**WRITTEN EXERCISE**
Lines that include the word "this" are the ones to copy.

[start ROWS]

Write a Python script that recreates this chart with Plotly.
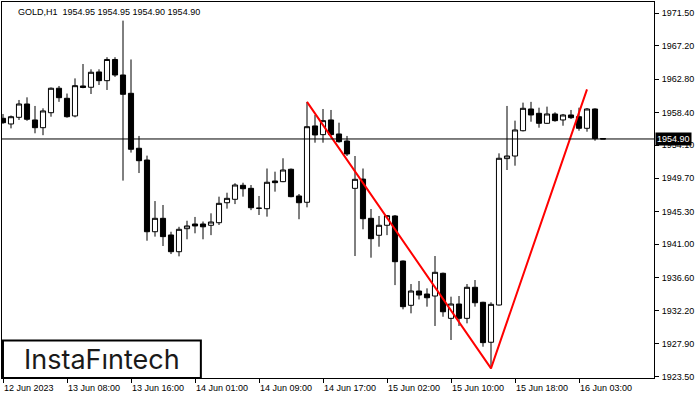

[end ROWS]
[start ROWS]

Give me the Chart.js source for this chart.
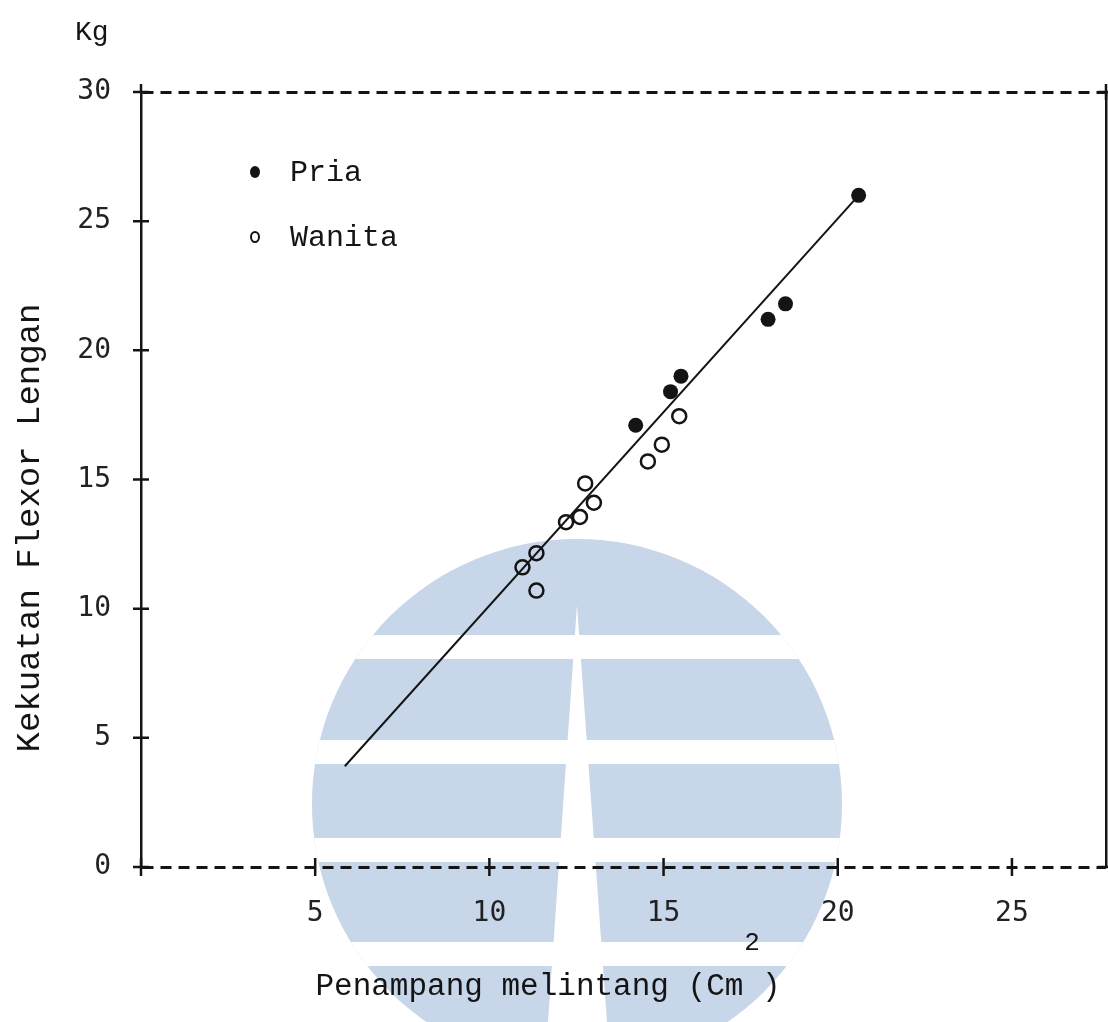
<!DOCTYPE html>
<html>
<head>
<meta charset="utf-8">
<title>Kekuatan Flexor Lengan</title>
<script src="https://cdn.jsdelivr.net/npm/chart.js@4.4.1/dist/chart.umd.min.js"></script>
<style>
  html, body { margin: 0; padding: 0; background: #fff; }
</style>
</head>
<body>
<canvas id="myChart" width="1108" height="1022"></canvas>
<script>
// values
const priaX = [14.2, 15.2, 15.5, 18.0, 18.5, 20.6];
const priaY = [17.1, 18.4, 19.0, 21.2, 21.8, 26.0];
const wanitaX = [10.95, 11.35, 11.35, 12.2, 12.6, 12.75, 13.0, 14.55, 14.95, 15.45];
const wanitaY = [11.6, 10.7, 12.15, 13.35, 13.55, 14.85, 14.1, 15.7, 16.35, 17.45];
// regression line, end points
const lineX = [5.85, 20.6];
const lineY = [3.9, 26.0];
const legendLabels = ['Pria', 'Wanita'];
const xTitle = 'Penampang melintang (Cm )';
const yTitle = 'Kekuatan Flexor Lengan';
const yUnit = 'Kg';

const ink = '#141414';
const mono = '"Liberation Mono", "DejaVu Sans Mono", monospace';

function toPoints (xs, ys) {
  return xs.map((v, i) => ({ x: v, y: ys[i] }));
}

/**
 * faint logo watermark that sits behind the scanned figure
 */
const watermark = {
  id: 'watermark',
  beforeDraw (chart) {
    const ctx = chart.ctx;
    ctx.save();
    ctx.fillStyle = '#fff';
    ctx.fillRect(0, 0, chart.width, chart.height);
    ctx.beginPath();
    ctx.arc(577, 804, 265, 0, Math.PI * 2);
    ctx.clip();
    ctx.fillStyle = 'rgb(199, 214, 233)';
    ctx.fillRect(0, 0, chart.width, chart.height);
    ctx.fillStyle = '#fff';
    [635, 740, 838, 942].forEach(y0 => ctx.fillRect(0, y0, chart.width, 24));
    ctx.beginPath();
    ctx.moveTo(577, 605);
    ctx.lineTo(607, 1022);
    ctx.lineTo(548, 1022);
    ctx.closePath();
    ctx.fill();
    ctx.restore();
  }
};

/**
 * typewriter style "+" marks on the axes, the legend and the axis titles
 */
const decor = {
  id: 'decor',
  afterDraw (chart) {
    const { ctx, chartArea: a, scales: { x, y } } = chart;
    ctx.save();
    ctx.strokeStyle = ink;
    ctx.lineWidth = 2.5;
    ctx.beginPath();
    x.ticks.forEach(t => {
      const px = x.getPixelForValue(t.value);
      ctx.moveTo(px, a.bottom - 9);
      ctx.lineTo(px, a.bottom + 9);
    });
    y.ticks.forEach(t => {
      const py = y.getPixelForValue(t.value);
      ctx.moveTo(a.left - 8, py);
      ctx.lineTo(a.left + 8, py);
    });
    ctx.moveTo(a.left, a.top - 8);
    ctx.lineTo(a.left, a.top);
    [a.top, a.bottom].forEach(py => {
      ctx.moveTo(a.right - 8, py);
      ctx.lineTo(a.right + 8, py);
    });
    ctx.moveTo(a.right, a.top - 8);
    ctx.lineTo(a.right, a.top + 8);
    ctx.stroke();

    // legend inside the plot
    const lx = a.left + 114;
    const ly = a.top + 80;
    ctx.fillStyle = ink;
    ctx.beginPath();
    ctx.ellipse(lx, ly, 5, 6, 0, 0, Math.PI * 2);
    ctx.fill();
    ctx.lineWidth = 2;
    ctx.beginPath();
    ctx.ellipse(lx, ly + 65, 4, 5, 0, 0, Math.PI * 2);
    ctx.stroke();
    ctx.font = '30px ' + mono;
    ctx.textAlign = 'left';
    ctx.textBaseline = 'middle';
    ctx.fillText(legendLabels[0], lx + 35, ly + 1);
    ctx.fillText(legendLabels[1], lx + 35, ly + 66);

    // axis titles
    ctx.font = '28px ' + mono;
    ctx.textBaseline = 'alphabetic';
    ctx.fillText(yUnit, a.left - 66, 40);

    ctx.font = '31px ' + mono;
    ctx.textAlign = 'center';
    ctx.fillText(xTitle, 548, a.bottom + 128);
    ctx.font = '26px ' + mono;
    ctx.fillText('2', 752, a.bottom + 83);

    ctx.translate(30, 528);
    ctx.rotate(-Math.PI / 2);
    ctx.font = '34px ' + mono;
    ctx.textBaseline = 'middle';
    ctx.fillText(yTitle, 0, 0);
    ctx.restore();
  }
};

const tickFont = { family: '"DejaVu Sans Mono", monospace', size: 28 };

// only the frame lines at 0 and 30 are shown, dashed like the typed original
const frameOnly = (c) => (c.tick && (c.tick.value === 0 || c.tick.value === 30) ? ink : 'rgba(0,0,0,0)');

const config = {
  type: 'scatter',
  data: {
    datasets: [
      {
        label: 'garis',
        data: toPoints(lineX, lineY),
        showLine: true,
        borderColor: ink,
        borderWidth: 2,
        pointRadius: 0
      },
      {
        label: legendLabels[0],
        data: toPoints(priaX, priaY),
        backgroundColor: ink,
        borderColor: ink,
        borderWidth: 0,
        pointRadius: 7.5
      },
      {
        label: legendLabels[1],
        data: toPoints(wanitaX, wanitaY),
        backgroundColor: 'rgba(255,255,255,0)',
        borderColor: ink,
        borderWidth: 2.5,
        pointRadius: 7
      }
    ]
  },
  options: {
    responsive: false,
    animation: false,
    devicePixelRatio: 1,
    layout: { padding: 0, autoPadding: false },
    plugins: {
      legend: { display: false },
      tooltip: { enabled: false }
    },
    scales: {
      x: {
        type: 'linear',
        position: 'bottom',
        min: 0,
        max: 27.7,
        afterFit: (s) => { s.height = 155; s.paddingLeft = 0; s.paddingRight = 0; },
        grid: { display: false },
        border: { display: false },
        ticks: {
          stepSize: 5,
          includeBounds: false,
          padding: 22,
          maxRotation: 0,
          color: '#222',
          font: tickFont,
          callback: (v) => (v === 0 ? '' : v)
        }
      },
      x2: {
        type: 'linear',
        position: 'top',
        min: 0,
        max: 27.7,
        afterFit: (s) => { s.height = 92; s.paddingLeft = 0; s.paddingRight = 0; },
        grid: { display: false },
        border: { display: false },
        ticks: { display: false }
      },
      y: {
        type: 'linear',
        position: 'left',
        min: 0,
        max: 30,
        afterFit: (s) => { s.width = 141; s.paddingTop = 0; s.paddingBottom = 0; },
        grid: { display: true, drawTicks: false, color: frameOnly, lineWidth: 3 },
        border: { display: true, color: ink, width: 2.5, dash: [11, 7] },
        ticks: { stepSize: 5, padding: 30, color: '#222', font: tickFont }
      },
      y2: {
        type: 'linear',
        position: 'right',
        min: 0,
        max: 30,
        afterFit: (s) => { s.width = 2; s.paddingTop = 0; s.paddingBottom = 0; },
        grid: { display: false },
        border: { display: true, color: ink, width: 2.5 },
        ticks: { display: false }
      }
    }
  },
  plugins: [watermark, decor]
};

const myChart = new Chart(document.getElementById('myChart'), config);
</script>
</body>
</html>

[end ROWS]

**WRITTEN RESPONSE**
Write a Python script that recreates this chart with Plotly.
Give me the Chart.js source for this chart.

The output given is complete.